Lesson 3: Always (and I really mean it) redirect the console output of your task. By default the cron daemon sends you the task logs via e-mail (using a local mail daemon). While this may be useful to some people, it is difficult to track execution logs via e-mail. To make sure that everything is redirected to the logs (errors and std output) use the error redirect as well:

  task >> log.log 2>&1

Lesson 4: This is where the Docker problem comes in. Do not rely on system variables in your tasks and task setup. If you can, use full paths and no system variables.

Docker + cron

Adding cron to Docker is pretty straight forward: you setup your task in a cron task and start the docker daemon at the end of your Docker image.

This is the crontab-script script, which is added to the Docker image to setup a crontab.

@reboot root /code/cron-execution.sh >> /logs/cron.log 2>&1
31 5 * * * root /code/cron-execution.sh >> /logs/cron.log 2>&1

This is how the Docker build script looks like:

FROM ubuntu:16.04
# install cron
RUN apt-get update && \
    apt-get -y upgrade && \
    apt-get install -y cron && \
    apt-get clean
# setup crontab
ADD scripts/crontab-script /etc/cron.d/task-cron
RUN chmod 0644 /etc/cron.d/task-cron

# copy your code
# ...

WORKDIR /code
CMD cron -f

Easy … right? If you don’t use system variables and follow the previous rules, you will be able to execute your cron tasks properly.

Adding system variables

By default the cron daemon does not allow read the environment variables. This is usually not a problem, if you configure your images statically. But if you use docker compose, with variables configured at runtime, this is becoming very annoying. This is an example of a docker compose with runtime variable binding, but using the previous version of the setup, these variables (e.g. DATA_SINK) are not visible to the cron-execution.sh script.

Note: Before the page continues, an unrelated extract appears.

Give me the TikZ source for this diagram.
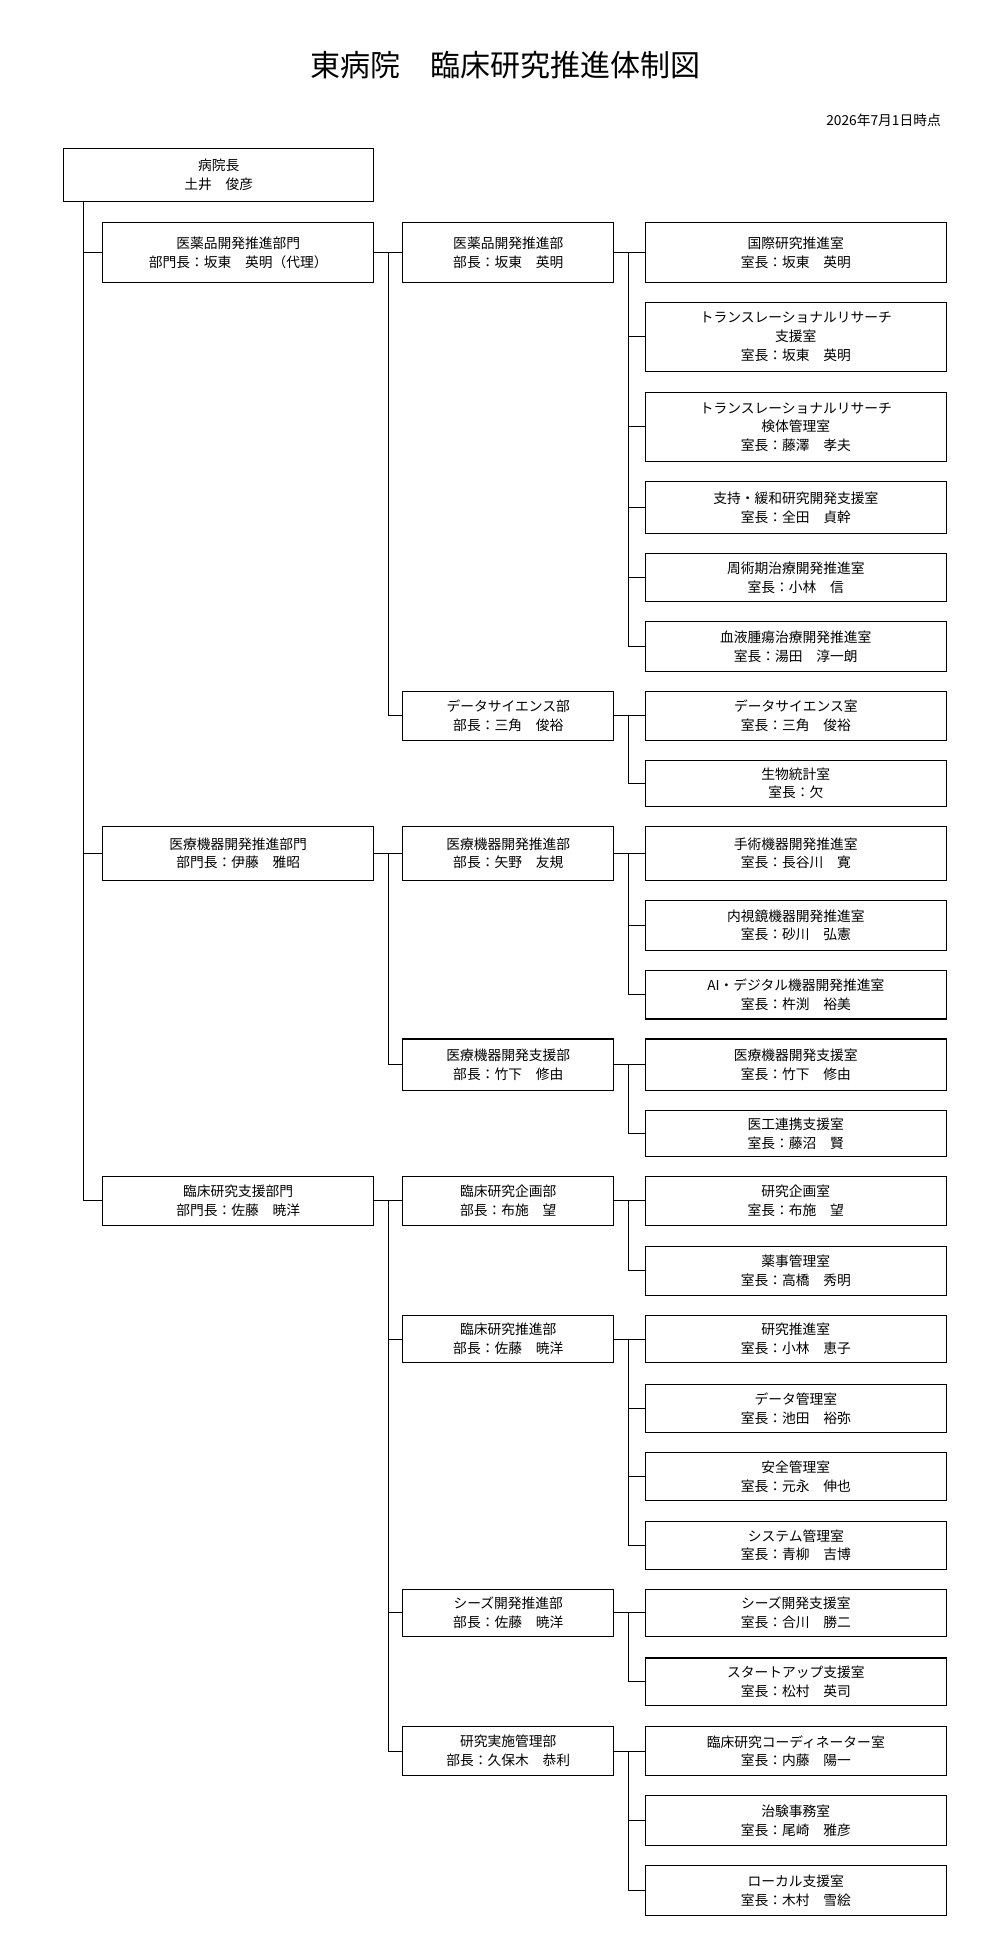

Sample docker-compose.yml:

version: '2'
services:
  sample-pipeline:
    environment:
      PIPELINE_VERSION: ${version}
      DATA_SINK: "some postgresql url"

My workaround was to replace the Docker entry point with another script which create an environment script containing all environment variables:

FROM ubuntu:16.04
# install cron
RUN apt-get update && \
    apt-get -y upgrade && \
    apt-get install -y cron && \
    apt-get clean
# setup crontab
ADD scripts/crontab-script /etc/cron.d/task-cron
RUN chmod 0644 /etc/cron.d/task-cron

# copy your code
# ...

WORKDIR /code
# this is the custom entry point
CMD start.sh

start.sh:

#!/bin/bash

scriptPath=$(dirname "$(readlink -f "$0")")

printenv | sed 's/^\(.*\)$/export \1/g' > ${scriptPath}/.env.sh
chmod +x ${scriptPath}/.env.sh

cron -f

cron-execution.sh needs to import the .env script to have access to all the system variables:

#!/bin/bash

scriptPath=$(dirname "$(readlink -f "$0")")
source "${scriptPath}/.env.sh"

# the docker-compose variables should be available here
echo "DATA_SINK = ${DATA_SINK}"

I know this looks very complex, but it is a very flexible mechanism to manage dynamic docker containers.